The simple part of innovation is garnishing ideas, ideas are plentiful and low in cost. The hard part is selecting the idea that has the greatest potential of succeeding.
Even harder still is killing the idea.
Imagine this scenario; an innovation has started and everyone loves it. A new team has been put together and they are riding the new idea around the company like a show pony. It’s the best idea that the company has ever had. All of a sudden, a new idea comes to town. Who kills the current show pony? How is the team now managed? With these innovation cycles, we find that the strongest managers have no problem forming groups, helping them to achieve high performance and dismantling them, even though the desired output hasn’t been achieved.
The best leaders are able to explain this challenge to those who have been involved in the groups and bring them along to the next innovation. It is therefore crucial that innovation cycles don’t turn into a series of random good ideas.
Random good ideas are the most effective way to kill the direction of a strategy. They can create inactivity as their value is pondered and direction is reevaluated.

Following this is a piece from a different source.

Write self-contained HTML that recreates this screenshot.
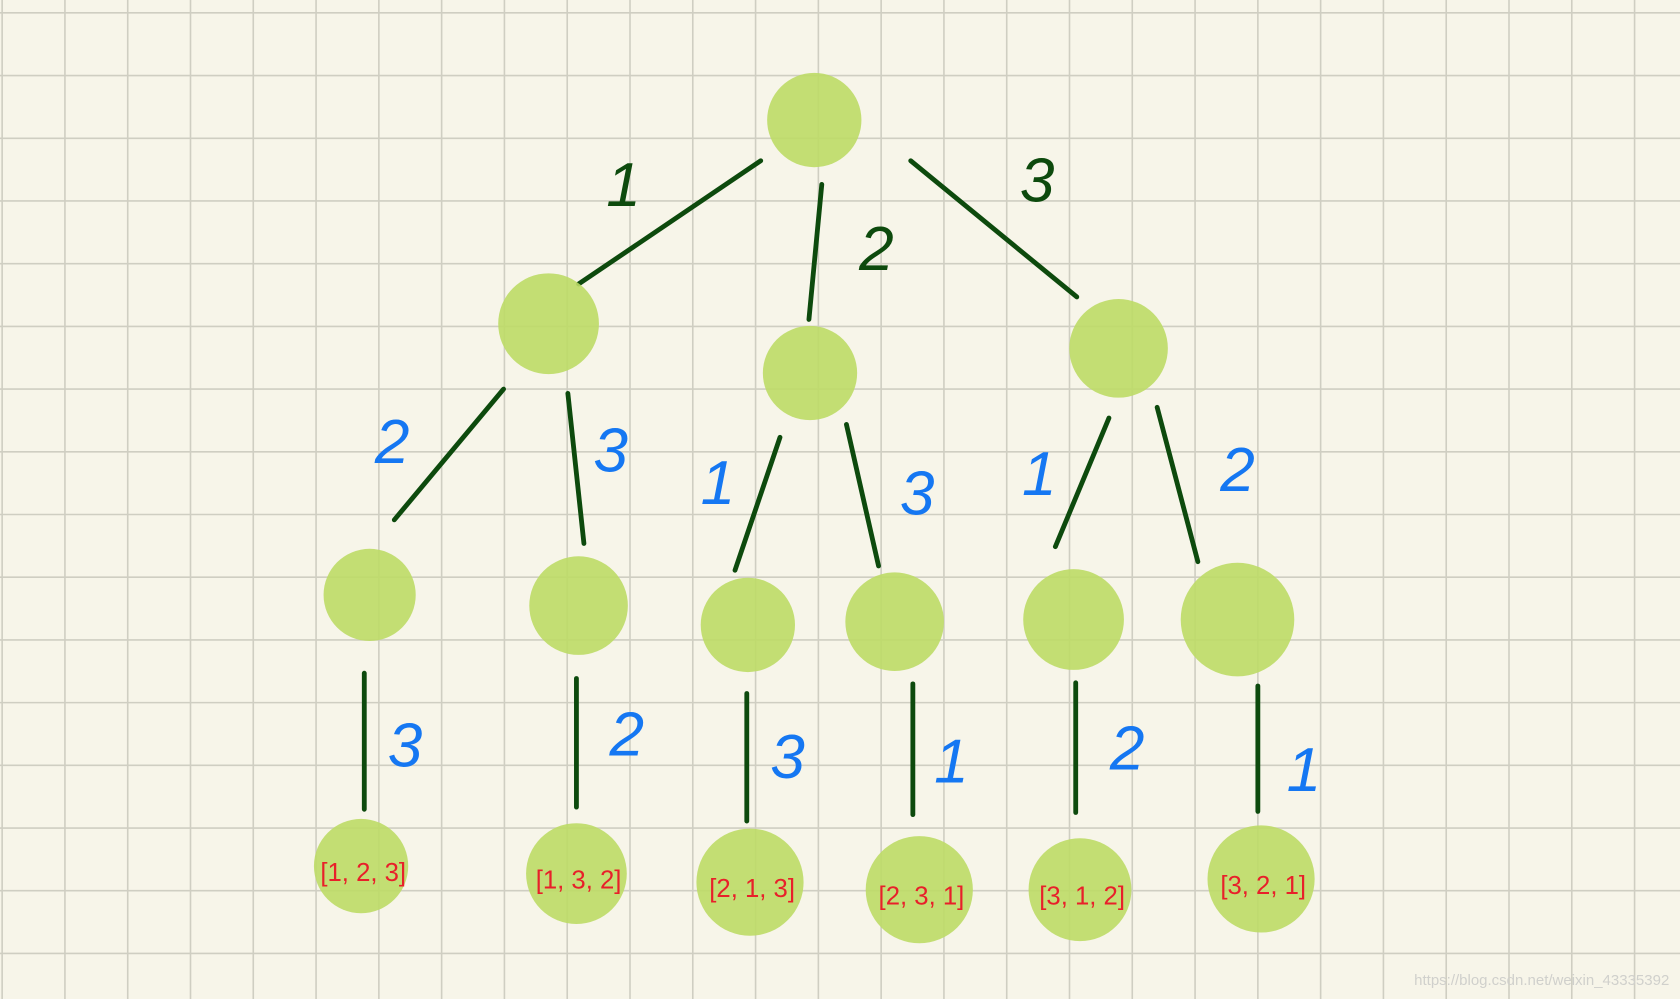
<!DOCTYPE html>
<html><head><meta charset="utf-8"><style>
html,body{margin:0;padding:0;background:#f7f5e9;}
svg{display:block}
</style></head><body>
<svg id="c" width="1680" height="999" viewBox="0 0 1568 932" preserveAspectRatio="none" xmlns="http://www.w3.org/2000/svg">
<rect width="1568" height="932" fill="#f7f5e9"/>
<g id="grid"></g>
<g id="edges"></g>
<g id="nodes"></g>
<g id="labels"></g>
<text x="1558" y="919" text-anchor="end" font-family="Liberation Sans, sans-serif" font-size="14" fill="#d0d0cc">https://blog.csdn.net/weixin_43335392</text>
</svg>
<script>
const NS="http://www.w3.org/2000/svg";
// node positions (x, y, r)
const nodeX=[760,512,756,1044,345,540,698,835,1002,1155,337,538,700,858,1008,1177];
const nodeY=[112,302,348,325,555,565,583,580,578,578,808,815,823,830,830,820];
const nodeR=[44,47,44,46,43,46,44,46,47,53,44,47,50,50,48,50];
const leafLabels=["[1, 2, 3]","[1, 3, 2]","[2, 1, 3]","[2, 3, 1]","[3, 1, 2]","[3, 2, 1]"];
// edges: x1,y1,x2,y2,label,labelX,labelY,color
const edges=[
[710,150,540,265,"1",582,192,"g"],[767,172,755,298,"2",818,252,"g"],[850,150,1005,277,"3",968,188,"g"],
[470,363,368,485,"2",366,432,"b"],[530,367,545,507,"3",570,440,"b"],
[728,408,686,532,"1",670,470,"b"],[790,396,820,528,"3",856,480,"b"],
[1035,390,985,510,"1",970,462,"b"],[1080,380,1118,524,"2",1155,458,"b"],
[340,628,340,755,"3",378,715,"b"],[538,633,538,753,"2",585,705,"b"],[697,647,697,766,"3",735,726,"b"],
[852,638,852,760,"1",888,730,"b"],[1004,637,1004,758,"2",1052,718,"b"],[1174,640,1174,757,"1",1217,738,"b"]
];
const grid=document.getElementById('grid');
for(let x=2;x<1568;x+=58.6){const l=document.createElementNS(NS,'line');l.setAttribute('x1',x);l.setAttribute('x2',x);l.setAttribute('y1',0);l.setAttribute('y2',932);l.setAttribute('stroke','#cfcec2');l.setAttribute('stroke-width','1.5');

grid.appendChild(l);}
for(let y=12;y<932;y+=58.5){const l=document.createElementNS(NS,'line');l.setAttribute('y1',y);l.setAttribute('y2',y);l.setAttribute('x1',0);l.setAttribute('x2',1568);l.setAttribute('stroke','#cfcec2');l.setAttribute('stroke-width','1.5');

grid.appendChild(l);}
const eg=document.getElementById('edges'),lg=document.getElementById('labels'),ng=document.getElementById('nodes');
edges.forEach(e=>{
 const l=document.createElementNS(NS,'line');
 l.setAttribute('x1',e[0]);l.setAttribute('y1',e[1]);l.setAttribute('x2',e[2]);l.setAttribute('y2',e[3]);
 l.setAttribute('stroke','#0d4a0d');l.setAttribute('stroke-width','4.5');l.setAttribute('stroke-linecap','round');
 
 
 eg.appendChild(l);
 const t=document.createElementNS(NS,'text');
 t.setAttribute('x',e[5]);t.setAttribute('y',e[6]);t.setAttribute('text-anchor','middle');
 t.setAttribute('font-family','Liberation Sans, sans-serif');t.setAttribute('font-size','58');t.setAttribute('font-style','italic');
 t.setAttribute('fill',e[7]=='g'?'#0d4a0d':'#1577f2');
 t.textContent=e[4];
 
 
 lg.appendChild(t);
});
nodeX.forEach((x,i)=>{
 const c=document.createElementNS(NS,'circle');
 c.setAttribute('cx',x);c.setAttribute('cy',nodeY[i]);c.setAttribute('r',nodeR[i]);
 c.setAttribute('fill','#bddb66');c.setAttribute('fill-opacity','0.9');
 
 
 ng.appendChild(c);
 if(i>=10){
  const t=document.createElementNS(NS,'text');
  t.setAttribute('x',x+2);t.setAttribute('y',nodeY[i]+14);t.setAttribute('text-anchor','middle');
  t.setAttribute('font-family','Liberation Sans, sans-serif');t.setAttribute('font-size','24');t.setAttribute('fill','#e8202a');
  t.textContent=leafLabels[i-10];
  
  
  lg.appendChild(t);
 }
});
</script>
</body></html>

As counterintuitive as this may sound, good ideas at the wrong time are a bad thing. In 1965 Bruce Tuckman created the Forming – Storming – Norming – Performing model of group development. Tuckman maintained that these phases are all necessary and inevitable in order for the team to grow, to face up to challenges, to tackle problems, to find solutions, to plan work, and to deliver results.
The forming refers to the creation of teams. Storming is the period of time when all new ideas are collected and evaluated. Norming is the period of creating new processes around the ideas and performing is where we get good at them.
A constant stream of good ideas can keep a group in the Storming phase. This reduces the momentum and direction of a strategy and prevents teams from ever becoming high performers.
Good ideas are necessary and expected in high performing businesses. The skill is in not in preventing good ideas, it’s in knowing what to do with them once they arise. If they enhance the strategy and create extra momentum and a truer direction, then take them on. If they cause Storming when the team has moved on to Performing, park them. Knowing the difference is the job of a leader.